MANILA, Philippines -- When typhoon "Ramil" hits the country by the middle of this week, a number of the state weather bureau's forecasting will be undergoing an intensive seminar on the latest weather forecasting software from Australia.
Talk about good timing.
"Yes, we might even use ?Ramil? as an actual example, as it happens," Todd Smith of the Australian government's Bureau of Meteorology told reporters on Monday.
Smith is in the country for a two-week training seminar for some 40 meteorologists, researchers, and technical staff of the Philippine Atmospheric, Geophysical, and Astronomical Services Administration (PAGASA) on the use of the P20 million (AUD 500,000) worth of software upgrade for faster cyclone forecasting.
The upgrade is part of a collaboration between PAGASA and AusAID, the Australian government's Overseas Aid Program that began in late 2008, said Smith, manager of the Climate Services Centre of the Bureau of Meteorology in Australia.
With this training PAGASA is set to shift to the "TC Module," the same software being used by Australia's Bureau of Meteorology for the last seven years, in forecasting tropical cyclones.
"The software is designed to assist the forecasters to make the process [of forecasting] faster and also has some features, which will improve the forecasting track or movement of the cyclone," Smith explained.

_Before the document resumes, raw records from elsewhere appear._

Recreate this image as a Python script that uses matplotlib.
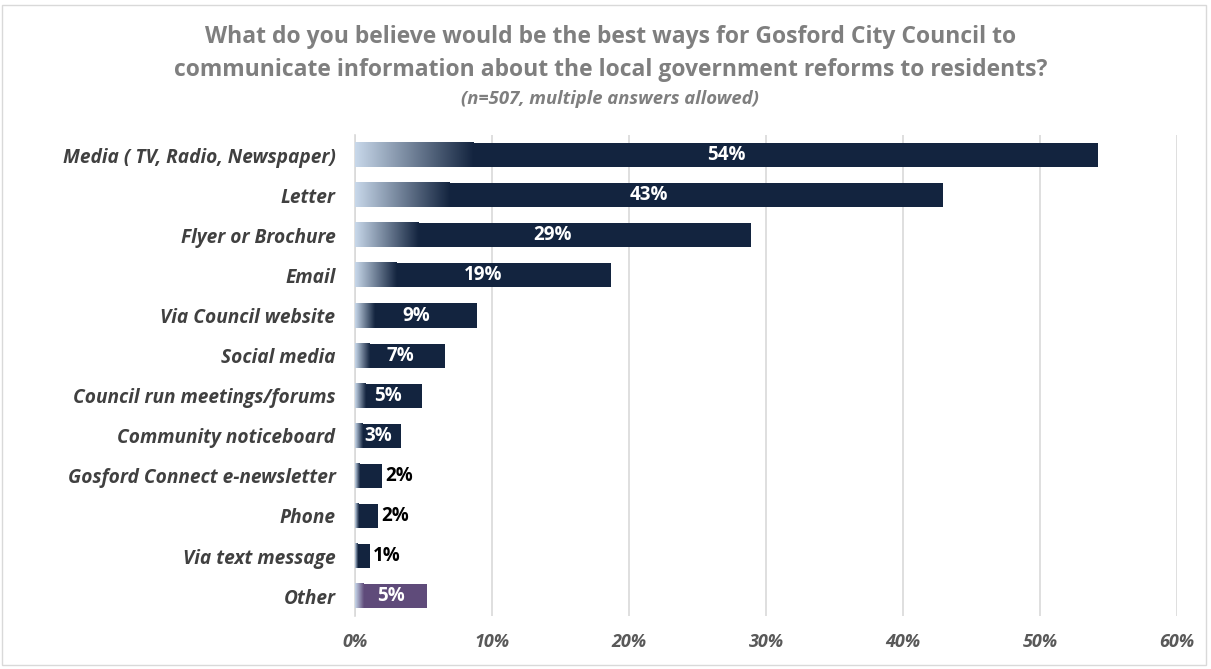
import numpy as np
import matplotlib
matplotlib.use('Agg')
import matplotlib.pyplot as plt
from matplotlib.colors import LinearSegmentedColormap
from matplotlib.patches import Rectangle

# datos
categorias = ['Media ( TV, Radio, Newspaper)', 'Letter', 'Flyer or Brochure', 'Email',
              'Via Council website', 'Social media', 'Council run meetings/forums',
              'Community noticeboard', 'Gosford Connect e-newsletter', 'Phone',
              'Via text message', 'Other']
valores = [54.2, 42.9, 28.9, 18.7, 8.9, 6.6, 4.9, 3.4, 2.0, 1.7, 1.1, 5.3]
etiquetas = ['54%', '43%', '29%', '19%', '9%', '7%', '5%', '3%', '2%', '2%', '1%', '5%']
ticks_x = [0, 10, 20, 30, 40, 50, 60]

NAVY = '#13243f'
PURPLE = '#5f4b7a'
LIGHT = '#c8d8ea'
GRIS_TITULO = '#7f7f7f'

plt.rcParams['font.family'] = ['Open Sans', 'DejaVu Sans']

fig = plt.figure(figsize=(12.11, 6.69), dpi=100)
ax = fig.add_axes([0.293, 0.079, 0.679, 0.719])

n = len(categorias)
y = np.arange(n)[::-1]
alto = 0.6

for i, (cat, v, lab) in enumerate(zip(categorias, valores, etiquetas)):
    yi = y[i]
    color = PURPLE if cat == 'Other' else NAVY
    ax.barh(yi, v, height=alto, color=color, zorder=2)
    # degradado en el inicio de la barra
    cmap = LinearSegmentedColormap.from_list('g', [LIGHT, color])
    ancho = v * 0.16 if cat != 'Other' else v * 0.12
    grad = np.linspace(0, 1, 256).reshape(1, -1)
    ax.imshow(grad, cmap=cmap, aspect='auto', zorder=3,
              extent=(0, ancho, yi - alto / 2, yi + alto / 2), interpolation='bicubic')
    if v < 2.5:
        ax.text(v + 0.25, yi, lab, ha='left', va='center', color='black',
                fontsize=13.5, fontweight='bold', zorder=4)
    else:
        ax.text(v / 2, yi, lab, ha='center', va='center', color='white',
                fontsize=13.5, fontweight='bold', zorder=4)

ax.set_xlim(0, 60)
ax.set_ylim(-0.5, n - 0.5)
ax.set_yticks(y)
ax.set_yticklabels(categorias, fontsize=13.8, fontweight='bold', fontstyle='italic', color='#404040')
ax.set_xticks(ticks_x)
ax.set_xticklabels([f'{t}%' for t in ticks_x], fontsize=13, fontweight='bold',
                   fontstyle='italic', color='#595959')
ax.tick_params(axis='both', length=0)
ax.tick_params(axis='x', pad=12)
ax.tick_params(axis='y', pad=14)
ax.grid(axis='x', color='#d9d9d9', linewidth=1.2, zorder=0)
for s in ['top', 'right', 'bottom']:
    ax.spines[s].set_visible(False)
ax.spines['left'].set_color('#d9d9d9')
ax.spines['left'].set_linewidth(1.2)

fig.text(0.504, 0.945, 'What do you believe would be the best ways for Gosford City Council to',
         ha='center', va='center', fontsize=16.5, fontweight='bold', color=GRIS_TITULO)
fig.text(0.504, 0.896, 'communicate information about the local government reforms to residents?',
         ha='center', va='center', fontsize=16.5, fontweight='bold', color=GRIS_TITULO)
fig.text(0.504, 0.852, '(n=507, multiple answers allowed)',
         ha='center', va='center', fontsize=13.3, fontweight='bold', fontstyle='italic',
         color=GRIS_TITULO)

fig.patches.append(Rectangle((0.002, 0.006), 0.994, 0.986, transform=fig.transFigure,
                             fill=False, edgecolor='#d9d9d9', linewidth=1))

fig.savefig('out.png', dpi=100)
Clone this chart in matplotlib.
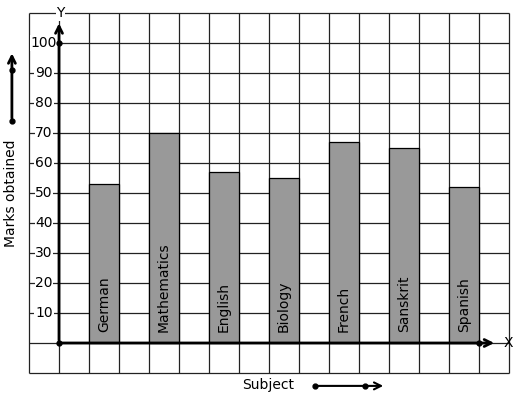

While PAGASA has been using a similar consensus approach, Smith said that the system "is not as formalized as what the TC Module can give."
"They (PAGASA forecasters) will need to look at the computer models that are available and simulate that on auxiliary charts where they draw in the tracks and then, they do a subjective consensus of those. So it's a similar process but takes a lot of time to plot the tracks on the chart then do the consensus," he said.
With the TC Module, Smith said that PAGASA's meteorologists would be able to save at least an hour in forecasting typhoons.
"That's very important because that allows the forecaster to spend more time to get the satellite picture, look at the weather charts and analyze the situation better," Smith said.
He added that the TC Module, which became "more sophisticated, faster, and powerful" in the last two years, could also produce nicer graphical images, which would hopefully enable people to understand them better.
"The TC module can produce maps like that to show where the typhoon has been, where it is going, the uncertainty in the forecast. Usually there's a grey area around the forecast track," Smith said.
But even with such a state-of-the-art software, Smith said that people should know that "typhoons are probably one of the most unpredictable weather phenomena in the world."
"Their movements can be very erratic, their intensity can fluctuate very rapidly from weak to strong," Smith said.